OBJECTIVE:
Reproduce nothing but the lines from the start of the material through the line that includes "from statistics import NormalDist", both ends included, and omit every picture.

--- BEGIN DATA SECTION ---

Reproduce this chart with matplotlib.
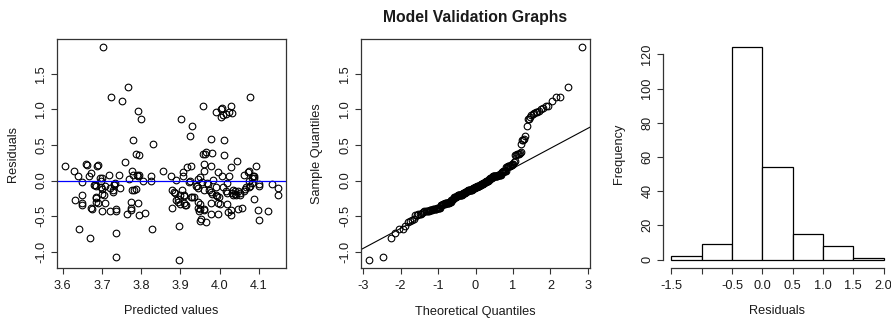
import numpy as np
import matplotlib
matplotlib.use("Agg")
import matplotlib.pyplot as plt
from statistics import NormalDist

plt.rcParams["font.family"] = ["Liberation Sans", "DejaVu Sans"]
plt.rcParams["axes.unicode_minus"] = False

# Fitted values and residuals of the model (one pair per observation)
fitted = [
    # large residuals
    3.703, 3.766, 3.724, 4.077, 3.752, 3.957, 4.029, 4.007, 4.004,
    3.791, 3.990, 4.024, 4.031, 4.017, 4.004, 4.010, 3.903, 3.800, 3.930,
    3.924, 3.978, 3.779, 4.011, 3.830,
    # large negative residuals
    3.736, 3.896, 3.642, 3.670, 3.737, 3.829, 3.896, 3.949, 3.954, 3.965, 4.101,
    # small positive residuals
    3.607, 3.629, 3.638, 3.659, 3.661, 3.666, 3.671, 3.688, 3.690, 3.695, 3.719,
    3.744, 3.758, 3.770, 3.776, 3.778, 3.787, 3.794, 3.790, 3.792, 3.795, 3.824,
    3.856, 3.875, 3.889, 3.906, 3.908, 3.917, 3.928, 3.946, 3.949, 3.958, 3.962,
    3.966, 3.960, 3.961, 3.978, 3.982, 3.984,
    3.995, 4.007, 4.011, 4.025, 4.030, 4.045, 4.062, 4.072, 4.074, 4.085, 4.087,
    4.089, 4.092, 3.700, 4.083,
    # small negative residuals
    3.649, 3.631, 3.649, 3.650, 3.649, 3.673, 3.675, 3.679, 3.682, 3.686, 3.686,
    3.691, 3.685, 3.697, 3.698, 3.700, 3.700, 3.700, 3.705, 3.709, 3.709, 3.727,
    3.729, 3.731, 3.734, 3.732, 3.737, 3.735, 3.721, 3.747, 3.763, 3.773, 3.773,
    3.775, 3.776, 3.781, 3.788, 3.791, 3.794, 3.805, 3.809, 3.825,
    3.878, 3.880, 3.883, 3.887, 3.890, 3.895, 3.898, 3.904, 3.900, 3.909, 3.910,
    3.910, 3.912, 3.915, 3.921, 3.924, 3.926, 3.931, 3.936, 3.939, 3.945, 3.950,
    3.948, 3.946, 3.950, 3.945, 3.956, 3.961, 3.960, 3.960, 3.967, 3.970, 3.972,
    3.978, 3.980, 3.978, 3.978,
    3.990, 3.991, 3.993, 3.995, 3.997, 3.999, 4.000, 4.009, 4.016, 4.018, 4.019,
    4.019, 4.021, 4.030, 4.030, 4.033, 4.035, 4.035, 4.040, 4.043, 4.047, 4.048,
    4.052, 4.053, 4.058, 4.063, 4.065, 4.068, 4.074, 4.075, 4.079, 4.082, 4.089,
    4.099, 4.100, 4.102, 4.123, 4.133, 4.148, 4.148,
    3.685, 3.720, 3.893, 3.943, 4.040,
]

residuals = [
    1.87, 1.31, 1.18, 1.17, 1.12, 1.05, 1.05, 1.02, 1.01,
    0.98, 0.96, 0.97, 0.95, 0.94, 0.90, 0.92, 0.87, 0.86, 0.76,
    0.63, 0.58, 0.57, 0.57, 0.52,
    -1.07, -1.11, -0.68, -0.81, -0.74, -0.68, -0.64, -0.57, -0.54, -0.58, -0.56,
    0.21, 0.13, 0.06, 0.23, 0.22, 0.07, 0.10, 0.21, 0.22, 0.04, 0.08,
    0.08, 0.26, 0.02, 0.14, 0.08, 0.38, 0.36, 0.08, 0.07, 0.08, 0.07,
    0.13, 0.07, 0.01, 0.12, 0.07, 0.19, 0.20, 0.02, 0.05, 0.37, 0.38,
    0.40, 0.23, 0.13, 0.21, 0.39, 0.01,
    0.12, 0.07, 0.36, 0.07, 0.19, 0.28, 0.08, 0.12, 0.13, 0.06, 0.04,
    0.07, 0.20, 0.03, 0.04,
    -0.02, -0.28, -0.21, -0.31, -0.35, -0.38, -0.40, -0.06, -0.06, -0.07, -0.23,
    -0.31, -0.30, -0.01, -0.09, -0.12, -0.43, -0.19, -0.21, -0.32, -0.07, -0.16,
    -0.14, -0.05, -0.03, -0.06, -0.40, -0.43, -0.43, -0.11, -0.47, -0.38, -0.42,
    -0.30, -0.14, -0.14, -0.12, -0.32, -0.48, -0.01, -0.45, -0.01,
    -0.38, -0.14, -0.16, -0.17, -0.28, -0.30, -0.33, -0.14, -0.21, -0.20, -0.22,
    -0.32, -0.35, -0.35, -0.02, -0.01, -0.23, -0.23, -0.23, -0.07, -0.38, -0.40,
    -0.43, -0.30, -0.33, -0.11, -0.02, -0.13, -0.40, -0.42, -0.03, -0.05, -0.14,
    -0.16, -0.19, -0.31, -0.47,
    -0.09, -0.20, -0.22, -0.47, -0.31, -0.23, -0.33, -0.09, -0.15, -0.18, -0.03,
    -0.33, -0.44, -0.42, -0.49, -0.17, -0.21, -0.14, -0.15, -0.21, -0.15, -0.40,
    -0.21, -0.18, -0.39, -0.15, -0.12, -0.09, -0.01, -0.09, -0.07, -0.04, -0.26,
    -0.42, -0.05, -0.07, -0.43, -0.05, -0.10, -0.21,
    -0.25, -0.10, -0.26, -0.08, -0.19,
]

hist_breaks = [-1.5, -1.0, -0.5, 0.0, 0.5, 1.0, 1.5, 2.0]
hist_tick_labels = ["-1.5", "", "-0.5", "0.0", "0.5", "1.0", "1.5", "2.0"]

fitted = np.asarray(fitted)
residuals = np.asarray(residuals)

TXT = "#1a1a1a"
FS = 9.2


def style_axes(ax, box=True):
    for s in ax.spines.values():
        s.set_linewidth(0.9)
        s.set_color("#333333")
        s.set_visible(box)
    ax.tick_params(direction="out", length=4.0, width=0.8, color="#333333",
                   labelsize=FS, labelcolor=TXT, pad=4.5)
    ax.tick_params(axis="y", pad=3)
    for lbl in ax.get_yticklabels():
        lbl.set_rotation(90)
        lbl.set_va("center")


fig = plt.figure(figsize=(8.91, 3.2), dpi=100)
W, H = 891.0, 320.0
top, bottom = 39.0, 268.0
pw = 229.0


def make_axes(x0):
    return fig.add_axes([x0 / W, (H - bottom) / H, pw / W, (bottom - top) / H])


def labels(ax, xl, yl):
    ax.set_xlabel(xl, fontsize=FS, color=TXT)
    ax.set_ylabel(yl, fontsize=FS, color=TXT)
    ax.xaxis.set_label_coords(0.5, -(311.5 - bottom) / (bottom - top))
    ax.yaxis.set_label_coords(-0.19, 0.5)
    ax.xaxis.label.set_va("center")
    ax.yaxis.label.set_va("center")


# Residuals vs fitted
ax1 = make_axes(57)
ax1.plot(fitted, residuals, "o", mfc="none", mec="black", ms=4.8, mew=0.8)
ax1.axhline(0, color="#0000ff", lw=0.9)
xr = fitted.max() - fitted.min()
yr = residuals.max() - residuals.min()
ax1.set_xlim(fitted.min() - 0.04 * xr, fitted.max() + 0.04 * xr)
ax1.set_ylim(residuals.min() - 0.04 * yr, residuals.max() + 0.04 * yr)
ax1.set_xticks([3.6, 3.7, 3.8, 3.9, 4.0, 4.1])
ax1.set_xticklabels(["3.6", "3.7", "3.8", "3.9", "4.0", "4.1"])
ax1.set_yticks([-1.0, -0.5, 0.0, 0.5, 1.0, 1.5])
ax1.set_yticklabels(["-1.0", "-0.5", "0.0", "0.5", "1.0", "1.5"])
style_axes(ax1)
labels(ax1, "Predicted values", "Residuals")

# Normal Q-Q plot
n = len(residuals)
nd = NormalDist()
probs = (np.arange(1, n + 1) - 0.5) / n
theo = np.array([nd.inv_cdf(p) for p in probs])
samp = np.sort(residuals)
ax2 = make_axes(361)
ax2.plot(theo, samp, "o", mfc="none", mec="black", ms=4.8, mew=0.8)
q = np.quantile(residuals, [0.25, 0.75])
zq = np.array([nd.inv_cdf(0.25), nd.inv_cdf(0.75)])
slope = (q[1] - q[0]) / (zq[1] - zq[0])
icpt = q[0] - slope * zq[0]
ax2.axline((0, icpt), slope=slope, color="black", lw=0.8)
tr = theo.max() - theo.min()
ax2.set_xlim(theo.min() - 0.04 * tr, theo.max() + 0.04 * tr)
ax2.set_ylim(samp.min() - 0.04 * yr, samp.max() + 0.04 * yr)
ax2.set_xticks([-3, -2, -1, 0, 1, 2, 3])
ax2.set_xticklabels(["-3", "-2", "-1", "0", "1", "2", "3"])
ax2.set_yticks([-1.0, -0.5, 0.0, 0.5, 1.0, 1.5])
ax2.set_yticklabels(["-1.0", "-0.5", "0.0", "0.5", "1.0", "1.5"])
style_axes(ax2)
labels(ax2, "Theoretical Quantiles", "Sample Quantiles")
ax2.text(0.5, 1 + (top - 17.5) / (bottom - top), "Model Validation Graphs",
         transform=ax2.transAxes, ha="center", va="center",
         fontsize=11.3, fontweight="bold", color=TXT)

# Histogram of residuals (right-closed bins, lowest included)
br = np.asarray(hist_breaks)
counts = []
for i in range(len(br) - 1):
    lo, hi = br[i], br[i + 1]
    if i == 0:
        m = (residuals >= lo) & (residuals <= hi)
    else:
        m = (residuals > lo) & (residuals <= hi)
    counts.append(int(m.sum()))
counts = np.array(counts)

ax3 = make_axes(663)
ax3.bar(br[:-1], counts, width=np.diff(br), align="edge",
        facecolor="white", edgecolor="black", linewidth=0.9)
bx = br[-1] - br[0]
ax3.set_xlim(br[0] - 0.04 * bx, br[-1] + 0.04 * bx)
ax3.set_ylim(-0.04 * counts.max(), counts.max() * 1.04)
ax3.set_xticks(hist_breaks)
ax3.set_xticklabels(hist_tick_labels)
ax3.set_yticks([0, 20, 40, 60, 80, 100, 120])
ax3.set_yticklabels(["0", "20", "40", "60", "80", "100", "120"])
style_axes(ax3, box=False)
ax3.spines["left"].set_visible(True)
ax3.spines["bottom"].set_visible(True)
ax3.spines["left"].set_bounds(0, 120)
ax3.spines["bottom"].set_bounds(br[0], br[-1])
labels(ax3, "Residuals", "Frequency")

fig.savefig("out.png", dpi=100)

--- END DATA SECTION ---

EXERCISE OUTPUT:
Reproduce this chart with matplotlib.
import numpy as np
import matplotlib
matplotlib.use("Agg")
import matplotlib.pyplot as plt
from statistics import NormalDist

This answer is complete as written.